It's big and bold, but is Yamaha's design-leading naked bike any good or just the product of an overactive imagination?Jon Urry travels to South Africa in search of answers.
When Yamaha people talk about the concept behind the MT-01 they use words like 'soul', 'heartbeat', 'character' and other such adjectives that aren't often used in reference to Far Eastern bikes. Let's face it, most Japanese machinery is fashion-led and could cruelly be described as 'throw away'.
Just one year on and your latest and greatest sportsbike is often reduced to an also-ran. What do you mean it doesn't have radial brakes/inverted forks/titanium valves? Oh, that's so last year darling.
But Yamaha is trying to break this mould with the MT-01. How? By letting designers have a much freer hand and introducing a bit of Kodo. Before you start reaching for a phrasebook let me explain what Kodo is. Kodo is Japanese for a pulse or sound that resonates within the mind and body. A bit like the after effects of a Friday night curry, then. In other words Kodo is soul, and that is what they have engineered in to the MT-01. Well, either that or they have just come up with a good excuse as to why the bike vibrates!
Personally I have never experienced Kodo (not knowingly, anyway) so I can't tell you if the MT-01 has it or not, but what I can tell you is that riding this new naked bruiser from Yamaha is a completely different experience to that of other naked bikes. And that's all because of the engine.
Trundling along a twisty South African coastal road at a steady 60mph the huge 1670cc V-twin motor is virtually ticking over with the rev-counter just nudging above 2000rpm. But even at such low revs the motor is right in the heart of its power band - or torque band, to be more precise. From 1500rpm to the 5500rpm redline the torque curve on the MT-01 is virtually flat. Yamaha claim torque doesn't drop below 95lb.ft anywhere in this range (the firm's own R1 peaks at around 80lb.ft), with a maximum figure of 110lb.ft appearing at just 3750rpm, which I don't doubt at all. The motor will pull smoothly from as low as 1500rpm in any gear, - even top - and then just drive in a totally constant fashion up to the redline with no discernable dips or jumps in power.

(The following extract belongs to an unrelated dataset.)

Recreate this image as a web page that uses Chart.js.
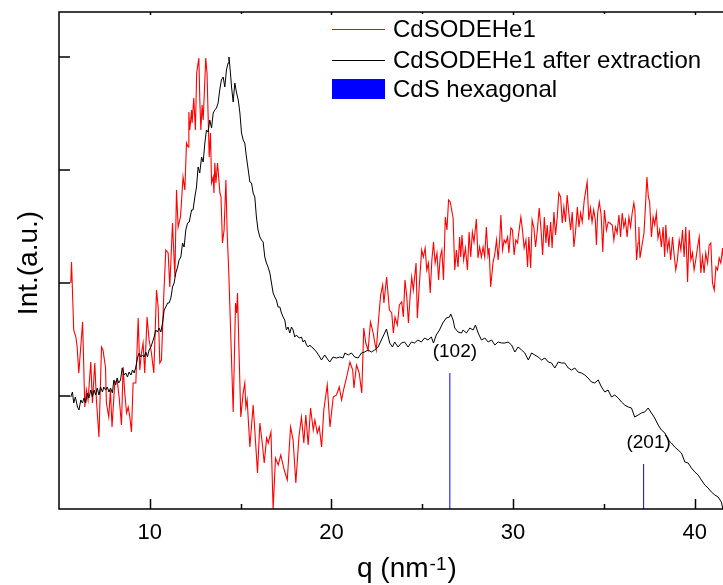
<!DOCTYPE html>
<html>
<head>
<meta charset="utf-8">
<script src="https://cdn.jsdelivr.net/npm/chart.js@4.4.1/dist/chart.umd.min.js"></script>
<style>
  html, body { margin: 0; padding: 0; background: #ffffff; }
  #wrap { width: 723px; height: 585px; }
</style>
</head>
<body>
<div id="wrap"><canvas id="c" width="723" height="585"></canvas></div>
<script>
// ---------------- data ----------------
const qRed = [
  5.65,5.69,5.81,5.93,6.00,6.09,6.30,6.42,6.51,6.60,
  6.75,6.84,6.97,7.06,7.20,7.34,7.42,7.56,7.61,7.74,
  7.83,7.92,8.07,8.20,8.31,8.44,8.53,8.62,8.72,8.81,
  8.90,8.99,9.08,9.23,9.36,9.45,9.54,9.63,9.72,9.85,
  9.96,10.09,10.22,10.37,10.46,10.55,10.64,10.77,10.88,11.01,
  11.10,11.25,11.38,11.47,11.56,11.69,11.83,11.93,12.02,12.11,
  12.15,12.20,12.30,12.33,12.42,12.51,12.58,12.70,12.75,12.81,
  12.88,12.94,13.08,13.15,13.27,13.34,13.40,13.49,13.53,13.58,
  13.64,13.73,13.86,13.92,14.00,14.09,14.19,14.26,14.35,14.59,
  14.72,14.78,14.83,14.92,15.01,15.14,15.23,15.29,15.36,15.51,
  15.69,15.78,15.93,16.06,16.19,16.30,16.43,16.52,16.67,16.79,
  16.92,17.07,17.21,17.40,17.57,17.75,17.89,18.04,18.21,18.35,
  18.48,18.59,18.72,18.85,19.00,19.09,19.22,19.33,19.46,19.58,
  19.77,19.92,20.10,20.28,20.43,20.56,20.69,20.84,21.02,21.17,
  21.24,21.38,21.53,21.67,21.78,21.89,22.02,22.15,22.30,22.36,
  22.47,22.58,22.71,22.82,22.89,23.04,23.19,23.32,23.41,23.50,
  23.63,23.74,23.87,23.96,24.05,24.15,24.24,24.33,24.42,24.51,
  24.66,24.73,24.84,24.97,25.06,25.16,25.25,25.34,25.44,25.53,
  25.62,25.71,25.81,25.90,25.99,26.08,26.17,26.27,26.36,26.45,
  26.54,26.70,26.79,26.88,26.97,27.06,27.12,27.19,27.28,27.38,
  27.49,27.58,27.67,27.76,27.85,27.98,28.07,28.16,28.26,28.35,
  28.44,28.53,28.62,28.68,28.77,28.90,28.99,29.09,29.18,29.27,
  29.33,29.42,29.51,29.60,29.70,29.77,29.88,29.97,30.06,30.15,
  30.25,30.32,30.43,30.52,30.61,30.71,30.80,30.87,30.97,31.05,
  31.15,31.24,31.33,31.44,31.53,31.63,31.72,31.81,31.88,31.97,
  32.07,32.15,32.25,32.34,32.43,32.52,32.62,32.71,32.80,32.89,
  32.98,33.07,33.17,33.26,33.35,33.44,33.54,33.63,33.72,33.81,
  33.92,34.08,34.17,34.26,34.35,34.44,34.53,34.59,34.66,34.75,
  34.85,34.94,35.03,35.14,35.24,35.33,35.46,35.55,35.64,35.73,
  35.83,35.92,36.01,36.10,36.19,36.28,36.38,36.47,36.56,36.65,
  36.71,36.80,36.88,36.93,36.99,37.12,37.21,37.30,37.37,37.45,
  37.52,37.62,37.71,37.80,37.89,37.98,38.07,38.17,38.26,38.35,
  38.41,38.50,38.59,38.68,38.78,38.87,38.96,39.05,39.15,39.24,
  39.33,39.42,39.51,39.61,39.70,39.79,39.88,39.97,40.06,40.16,
  40.25,40.34,40.43,40.52,40.61,40.71,40.80,40.89,40.98,41.08,
  41.17,41.26,41.35,41.44,41.54,41.63
];
const intRed = [
  226,247,179,172,162,136,187,102,119,109,
  147,106,146,109,72,162,159,142,106,92,
  119,82,126,129,112,84,142,116,96,102,
  92,77,126,126,191,139,156,166,136,192,
  169,156,136,219,202,146,149,214,259,256,
  222,286,232,319,282,292,332,319,366,362,
  397,379,399,386,411,379,436,451,411,379,
  404,389,451,436,352,376,326,332,316,346,
  326,346,316,312,266,279,329,276,236,97,
  206,196,216,152,92,116,126,102,109,62,
  104,79,36,86,66,46,71,66,77,0,
  51,44,54,39,29,82,69,26,72,92,
  66,94,64,101,79,89,76,82,62,99,
  124,82,112,114,122,109,121,132,147,139,
  121,144,136,116,181,166,159,187,176,169,
  159,186,214,224,206,232,199,196,176,192,
  184,204,207,192,229,212,186,212,232,219,
  246,191,224,259,252,261,239,246,216,249,
  267,246,256,229,252,259,229,292,279,309,
  307,291,239,259,242,272,252,274,249,261,
  239,277,252,277,267,290,251,262,252,262,
  252,282,254,261,222,247,254,269,249,271,
  294,259,269,266,272,256,281,279,254,269,
  266,277,292,279,261,269,242,272,241,289,
  281,262,277,301,282,254,292,266,284,262,
  287,261,297,274,291,316,312,286,302,287,
  314,296,279,297,262,277,302,282,296,287,
  309,327,289,301,287,299,289,264,296,307,
  294,257,299,279,287,286,284,269,282,276,
  294,272,296,282,289,272,292,282,296,306,
  299,249,266,282,251,266,276,306,332,312,
  307,272,292,284,296,271,279,262,282,252,
  284,259,269,249,272,254,239,249,269,259,
  279,252,282,227,279,249,256,239,249,262,
  272,236,252,236,256,246,264,266,226,219,
  242,239,251,246,261,239
];
const qBlack = [
  5.65,5.74,5.81,5.90,6.02,6.10,6.20,6.29,6.38,6.47,
  6.56,6.65,6.75,6.84,6.93,7.02,7.11,7.20,7.29,7.39,
  7.47,7.57,7.66,7.75,7.84,7.94,8.02,8.12,8.20,8.29,
  8.39,8.48,8.59,8.68,8.77,8.86,8.96,9.05,9.14,9.23,
  9.32,9.41,9.50,9.60,9.69,9.78,9.87,9.96,10.06,10.15,
  10.24,10.33,10.42,10.51,10.61,10.70,10.79,10.88,10.98,11.06,
  11.16,11.25,11.34,11.43,11.53,11.61,11.71,11.80,11.89,11.98,
  12.08,12.17,12.30,12.38,12.48,12.57,12.66,12.75,12.85,12.94,
  13.03,13.12,13.21,13.30,13.40,13.49,13.58,13.67,13.76,13.85,
  13.94,14.04,14.13,14.22,14.31,14.36,14.44,14.50,14.59,14.68,
  14.78,14.87,14.96,15.05,15.14,15.23,15.32,15.42,15.51,15.60,
  15.69,15.78,15.87,15.96,16.06,16.15,16.24,16.33,16.42,16.51,
  16.61,16.70,16.79,16.88,16.97,17.06,17.16,17.25,17.34,17.43,
  17.52,17.61,17.71,17.80,17.89,17.98,18.07,18.16,18.26,18.35,
  18.44,18.53,18.63,18.72,18.81,18.90,18.99,19.18,19.36,19.45,
  19.63,19.82,19.91,20.09,20.28,20.46,20.64,20.74,20.92,21.10,
  21.28,21.47,21.65,21.83,22.02,22.20,22.38,22.57,22.75,22.93,
  23.03,23.21,23.36,23.48,23.67,23.85,24.03,24.22,24.40,24.58,
  24.76,24.95,25.13,25.31,25.50,25.62,25.77,25.95,26.13,26.32,
  26.50,26.57,26.70,26.79,26.97,27.16,27.25,27.43,27.62,27.80,
  27.93,28.08,28.26,28.45,28.63,28.82,29.00,29.18,29.37,29.55,
  29.73,29.92,30.10,30.28,30.47,30.65,30.84,31.02,31.20,31.38,
  31.57,31.75,31.94,32.12,32.30,32.49,32.67,32.85,33.04,33.22,
  33.40,33.58,33.77,33.95,34.13,34.32,34.50,34.69,34.87,35.05,
  35.23,35.42,35.60,35.79,35.97,36.15,36.34,36.52,36.70,36.89,
  37.07,37.25,37.44,37.62,37.80,37.99,38.17,38.36,38.54,38.72,
  38.90,39.09,39.27,39.46,39.64,39.82,40.01,40.19,40.37,40.56,
  40.74,40.92,41.11,41.29,41.47,41.55
];
const intBlack = [
  112,117,106,112,102,99,109,106,111,106,
  116,111,119,112,119,114,121,114,122,117,
  122,119,122,117,121,116,129,124,131,126,
  129,141,134,136,132,137,134,139,136,142,
  151,156,152,154,152,157,152,159,162,167,
  172,179,177,181,177,186,199,202,206,206,
  211,222,226,236,242,249,252,266,262,279,
  286,287,299,299,312,322,342,336,352,347,
  366,379,377,389,381,396,399,401,406,419,
  429,432,422,439,446,452,436,422,407,426,
  416,409,396,376,369,366,352,339,327,326,
  316,312,292,279,272,269,267,252,246,242,
  236,226,216,212,209,202,202,196,192,189,
  179,182,176,182,179,172,174,172,171,172,
  167,169,164,162,164,162,161,157,152,149,
  154,149,147,152,151,152,151,156,154,156,
  152,151,156,157,159,157,159,162,169,176,
  180,166,162,167,162,166,167,162,167,166,
  169,167,171,169,172,166,174,179,186,191,
  192,195,189,181,177,176,179,176,181,179,
  184,176,169,171,167,169,164,167,166,166,
  167,164,157,162,159,156,149,156,154,152,
  149,151,147,146,141,147,146,146,141,139,
  141,137,136,134,131,127,126,129,122,117,
  119,112,114,111,107,104,102,101,92,94,
  96,97,101,96,91,84,79,76,69,66,
  62,59,56,47,46,41,37,34,29,24,
  21,17,14,12,7,0
];
// CdS hexagonal reference reflections
const peakQ = [26.52, 37.19];
const peakInt = [136, 45];
const peakLabels = ['(102)', '(201)'];

const seriesNames = ['CdSODEHe1', 'CdSODEHe1 after extraction', 'CdS hexagonal'];
const xMajorTicks = [10, 20, 30, 40];
const xMinorTicks = [15, 25, 35];
const yTicks = [0, 113, 226, 339, 452];

// ---------------- chart ----------------
const FONT = "'Liberation Sans', Arial, sans-serif";
const redData = qRed.map((q, i) => ({ x: q, y: intRed[i] }));
const blackData = qBlack.map((q, i) => ({ x: q, y: intBlack[i] }));
const stickData = [];
peakQ.forEach((q, i) => {
  stickData.push({ x: q, y: 0 }, { x: q, y: peakInt[i] }, { x: q, y: null });
});

const decor = {
  id: 'decor',
  afterDraw(chart) {
    const { ctx, chartArea: a, scales: { x, y } } = chart;
    ctx.save();
    ctx.strokeStyle = '#000';
    ctx.lineWidth = 1.5;
    ctx.beginPath();
    ctx.moveTo(a.left, a.top); ctx.lineTo(a.right + 2, a.top);
    ctx.moveTo(a.left, a.top - 0.75); ctx.lineTo(a.left, a.bottom);
    ctx.lineTo(a.right + 2, a.bottom);
    ctx.stroke();

    const seg = (x1, y1, x2, y2) => { ctx.beginPath(); ctx.moveTo(x1, y1); ctx.lineTo(x2, y2); ctx.stroke(); };
    ctx.lineWidth = 1.5;
    xMajorTicks.forEach(v => {
      const px = Math.round(x.getPixelForValue(v)) + 0.5;
      seg(px, a.bottom, px, a.bottom - 10);
      seg(px, a.top, px, a.top + 3);
    });
    xMinorTicks.forEach(v => {
      const px = Math.round(x.getPixelForValue(v)) + 0.5;
      seg(px, a.bottom, px, a.bottom - 5);
      seg(px, a.top, px, a.top + 2);
    });
    yTicks.forEach(v => {
      const py = y.getPixelForValue(v);
      if (v === 0) return;
      seg(a.left, py, a.left + 11, py);
    });

    // peak labels
    ctx.fillStyle = '#000';
    ctx.font = '19px ' + FONT;
    ctx.textAlign = 'center';
    ctx.textBaseline = 'alphabetic';
    peakQ.forEach((q, i) => {
      ctx.fillText(peakLabels[i], x.getPixelForValue(q) + 5, y.getPixelForValue(peakInt[i]) - 16);
    });

    // legend
    ctx.font = '24px ' + FONT;
    ctx.textAlign = 'left';
    ctx.textBaseline = 'middle';
    const lx1 = 332, lx2 = 385, tx = 393;
    const rows = [29, 60, 89];
    ctx.lineWidth = 1;
    ctx.strokeStyle = '#ff0000';
    seg(lx1, rows[0] + 0.5, lx2, rows[0] + 0.5);
    ctx.strokeStyle = '#000000';
    seg(lx1, rows[1] + 0.5, lx2, rows[1] + 0.5);
    ctx.fillStyle = '#0000ff';
    ctx.fillRect(lx1, 79, lx2 - lx1, 20);
    ctx.fillStyle = '#000';
    seriesNames.forEach((n, i) => ctx.fillText(n, tx, rows[i] + 1));

    // x title with superscript
    ctx.textBaseline = 'alphabetic';
    ctx.textAlign = 'left';
    ctx.font = '28px ' + FONT;
    const p1 = 'q (nm', p3 = ')';
    let cx = 357;
    ctx.fillText(p1, cx, 577);
    cx += ctx.measureText(p1).width + 1;
    ctx.font = '19px ' + FONT;
    ctx.fillText('-1', cx, 570);
    cx += ctx.measureText('-1').width + 1;
    ctx.font = '28px ' + FONT;
    ctx.fillText(p3, cx, 577);

    // y title
    ctx.save();
    ctx.translate(37, 263);
    ctx.rotate(-Math.PI / 2);
    ctx.textAlign = 'center';
    ctx.font = '28px ' + FONT;
    ctx.fillText('Int.(a.u.)', 0, 0);
    ctx.restore();

    ctx.restore();
  }
};

new Chart(document.getElementById('c'), {
  type: 'line',
  data: {
    datasets: [
      { label: seriesNames[0], data: redData, borderColor: '#ff0000', borderWidth: 1.1, pointRadius: 0, tension: 0, order: 2 },
      { label: seriesNames[1], data: blackData, borderColor: '#000000', borderWidth: 1, pointRadius: 0, tension: 0, order: 1 },
      { label: seriesNames[2], data: stickData, borderColor: '#0000ff', borderWidth: 1, pointRadius: 0, spanGaps: false, order: 0 }
    ]
  },
  options: {
    responsive: false,
    devicePixelRatio: 1,
    animation: false,
    parsing: false,
    layout: { padding: { left: 0, right: 0, top: 12, bottom: 0 } },
    plugins: { legend: { display: false }, tooltip: { enabled: false }, title: { display: false } },
    scales: {
      x: {
        type: 'linear', min: 5, max: 41.56,
        grid: { display: false, drawTicks: false },
        border: { display: false },
        afterBuildTicks: s => { s.ticks = xMajorTicks.map(v => ({ value: v })); },
        afterFit: s => { s.height = 76; },
        ticks: { color: '#000', font: { family: FONT, size: 22 }, padding: 11, maxRotation: 0, autoSkip: false }
      },
      y: {
        type: 'linear', min: 0, max: 497,
        grid: { display: false, drawTicks: false },
        border: { display: false },
        afterBuildTicks: s => { s.ticks = yTicks.map(v => ({ value: v })); },
        afterFit: s => { s.width = 59; },
        ticks: { display: false }
      }
    }
  },
  plugins: [decor]
});
</script>
</body>
</html>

Initially it all feels a bit dull, especially if you're used to high-revving inline-fours, but what you've got to bear in mind, and something Yamaha kept on stressing, is that this bike isn't designed for the bad-ass naked bike rider. It's designed for a more relaxed style of rider who Yamaha reckon has either scared themself witless on or simply had enough of big, fast sports machines, and instead wants a bike they can dominate without having to ride too fast or aggressively. Ride it in this context and it's a very nice motor.